Where the Money Is Going in 2026
- Agentic AI platforms raised the largest individual rounds, with three companies each securing over $5 billion
- Enterprise AI infrastructure companies attracted consistent Series B and C investment
- Healthcare AI startups saw a 180% increase in funding compared to the same period in 2025
- AI developer tools and coding assistants continued to draw strong seed and Series A interest
- Defense and government AI applications emerged as a significant new funding category
Why Investors Are Doubling Down on AI
The funding surge is not speculative enthusiasm. It is driven by revenue. AI companies that raised in 2024 are now showing strong annual recurring revenue growth, giving investors confidence that the technology generates real business value. Enterprise customers are signing multi-year contracts for AI tools, creating predictable revenue streams that justify high valuations.
AI startup funding in Q1 2026 exceeded the total for all of 2024, driven not by speculation but by demonstrated revenue growth from enterprise deployments.
The shift from proof-of-concept to production deployment is the key driver. Companies that spent 2024 and 2025 piloting AI tools are now scaling those deployments enterprise-wide. This creates demand for the infrastructure, platforms, and specialized applications that startups are building.
Mega-Rounds and Market Concentration
Funding is increasingly concentrated among a small number of large companies. The top 10 AI funding rounds in Q1 2026 accounted for over $80 billion of the $220 billion total. This concentration reflects the capital-intensive nature of frontier AI development, where training costs for state-of-the-art models can exceed $1 billion.

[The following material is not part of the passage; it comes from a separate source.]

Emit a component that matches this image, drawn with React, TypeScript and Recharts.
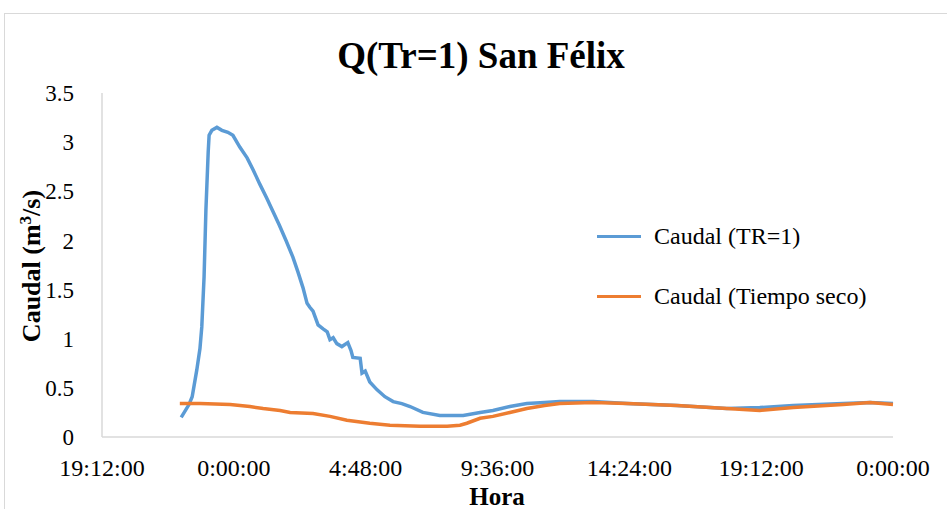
import React from 'react';
import { LineChart, Line, XAxis, YAxis, Legend } from 'recharts';

// x values are minutes after 19:12:00 of the first day
const tickMinutes = [0, 288, 576, 864, 1152, 1440, 1728];
const tickLabels = ['19:12:00', '0:00:00', '4:48:00', '9:36:00', '14:24:00', '19:12:00', '0:00:00'];
const yTicks = [0, 0.5, 1, 1.5, 2, 2.5, 3, 3.5];

const trMinutes = [
  173, 190, 197, 207, 214, 218, 223, 227, 232, 234, 240, 251, 262, 275, 286, 301, 317, 330, 345, 360,
  373, 387, 402, 417, 428, 439, 448, 454, 461, 472, 483, 492, 498, 505, 513, 524, 537, 544, 548, 564,
  568, 575, 585, 601, 618, 636, 655, 673, 701, 738, 789, 826, 854, 891, 928, 967, 1000, 1073, 1147, 1256,
  1365, 1437, 1510, 1619, 1678, 1728,
];
const trCaudal = [
  0.2, 0.33, 0.41, 0.68, 0.9, 1.12, 1.63, 2.31, 2.9, 3.07, 3.12, 3.15, 3.12, 3.1, 3.07, 2.95, 2.84, 2.72, 2.57, 2.43,
  2.3, 2.16, 2.0, 1.83, 1.68, 1.52, 1.36, 1.32, 1.28, 1.14, 1.1, 1.07, 0.99, 1.01, 0.95, 0.92, 0.96, 0.88, 0.81, 0.8,
  0.65, 0.67, 0.56, 0.48, 0.41, 0.36, 0.34, 0.31, 0.25, 0.22, 0.22, 0.25, 0.27, 0.31, 0.34, 0.35, 0.36, 0.36, 0.34, 0.32,
  0.29, 0.3, 0.32, 0.34, 0.35, 0.34,
];

const secoMinutes = [
  170, 214, 280, 323, 352, 389, 411, 461, 498, 535, 585, 629, 695, 754, 782, 797, 826, 854, 891, 928,
  967, 1000, 1073, 1147, 1256, 1365, 1437, 1510, 1619, 1678, 1728,
];
const secoCaudal = [
  0.34, 0.34, 0.33, 0.31, 0.29, 0.27, 0.25, 0.24, 0.21, 0.17, 0.14, 0.12, 0.11, 0.11, 0.12, 0.14, 0.19, 0.21, 0.25, 0.29,
  0.32, 0.34, 0.35, 0.34, 0.32, 0.29, 0.27, 0.3, 0.33, 0.35, 0.33,
];

const trData = trMinutes.map((t, i) => ({ t, q: trCaudal[i] }));
const secoData = secoMinutes.map((t, i) => ({ t, q: secoCaudal[i] }));

const FONT = "'Liberation Serif', serif";
const AXIS = '#d9d9d9';

const renderLegend = (props: any) => {
  const items = (props.payload || []) as any[];
  return (
    <div style={{ fontFamily: FONT, fontSize: 24, color: '#000' }}>
      {items.map((it, i) => (
        <div key={i} style={{ display: 'flex', alignItems: 'center', height: 40, marginBottom: 20 }}>
          <div style={{ width: 44, height: 3, background: it.color, marginRight: 13 }} />
          <span style={{ whiteSpace: 'nowrap' }}>{it.value}</span>
        </div>
      ))}
    </div>
  );
};

export default function App() {
  return (
    <div
      style={{
        position: 'absolute',
        left: 0,
        top: 0,
        width: 947,
        height: 509,
        overflow: 'hidden',
        background: '#fff',
        fontFamily: FONT,
      }}
    >
      <div
        style={{
          position: 'absolute',
          left: 4,
          top: 13,
          width: 1000,
          height: 600,
          border: `1px solid ${AXIS}`,
        }}
      />
      <div style={{ position: 'absolute', left: 0, top: 0 }}>
        <LineChart width={947} height={509} margin={{ top: 93, right: 54, bottom: 0, left: 0 }}>
          <XAxis
            type="number"
            dataKey="t"
            domain={[0, 1728]}
            ticks={tickMinutes}
            interval={0}
            tickFormatter={(v: number) => tickLabels[tickMinutes.indexOf(v)]}
            height={72}
            stroke={AXIS}
            strokeWidth={1.5}
            tickLine={false}
            tickMargin={16}
            tick={{ fill: '#000', fontSize: 24, fontFamily: FONT }}
          />
          <YAxis
            type="number"
            domain={[0, 3.5]}
            ticks={yTicks}
            interval={0}
            width={102}
            stroke={AXIS}
            strokeWidth={1.5}
            tickLine={false}
            tickMargin={22}
            tick={{ fill: '#000', fontSize: 23, fontFamily: FONT }}
          />
          <Legend
            layout="vertical"
            align="center"
            verticalAlign="middle"
            content={renderLegend}
            wrapperStyle={{ left: 597, top: 216, width: 320 }}
          />
          <Line
            data={trData}
            dataKey="q"
            name="Caudal (TR=1)"
            type="linear"
            stroke="#5B9BD5"
            strokeWidth={3.5}
            dot={false}
            isAnimationActive={false}
          />
          <Line
            data={secoData}
            dataKey="q"
            name="Caudal (Tiempo seco)"
            type="linear"
            stroke="#ED7D31"
            strokeWidth={3.5}
            dot={false}
            isAnimationActive={false}
          />
        </LineChart>
      </div>
      <svg
        width={947}
        height={509}
        style={{ position: 'absolute', left: 0, top: 0, pointerEvents: 'none' }}
      >
        <text x={481} y={68} textAnchor="middle" fontFamily={FONT} fontWeight="bold" fontSize={37} fill="#000">
          Q(Tr=1) San Félix
        </text>
        <text
          transform="translate(40,266) rotate(-90)"
          textAnchor="middle"
          fontFamily={FONT}
          fontWeight="bold"
          fontSize={26}
          fill="#000"
        >
          Caudal (m<tspan fontSize={17} dy={-9}>3</tspan>
          <tspan dy={9}>/s)</tspan>
        </text>
        <text x={497} y={505} textAnchor="middle" fontFamily={FONT} fontWeight="bold" fontSize={25} fill="#000">
          Hora
        </text>
      </svg>
    </div>
  );
}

Smaller AI startups are still raising successfully, but at more realistic valuations than the peak of the 2024 hype cycle. Investors are now prioritizing revenue metrics and customer retention over total addressable market narratives.
What This Means for the AI Market
The $220 billion figure confirms that AI is not experiencing the funding pullback that some analysts predicted. Instead, the market is maturing. Early-stage funding is more selective, growth-stage funding is tied to revenue milestones, and late-stage mega-rounds are consolidating around category leaders. For businesses evaluating AI investments, the funding data suggests sustained innovation and competition that should drive product improvements and price reductions over the next 12 to 18 months.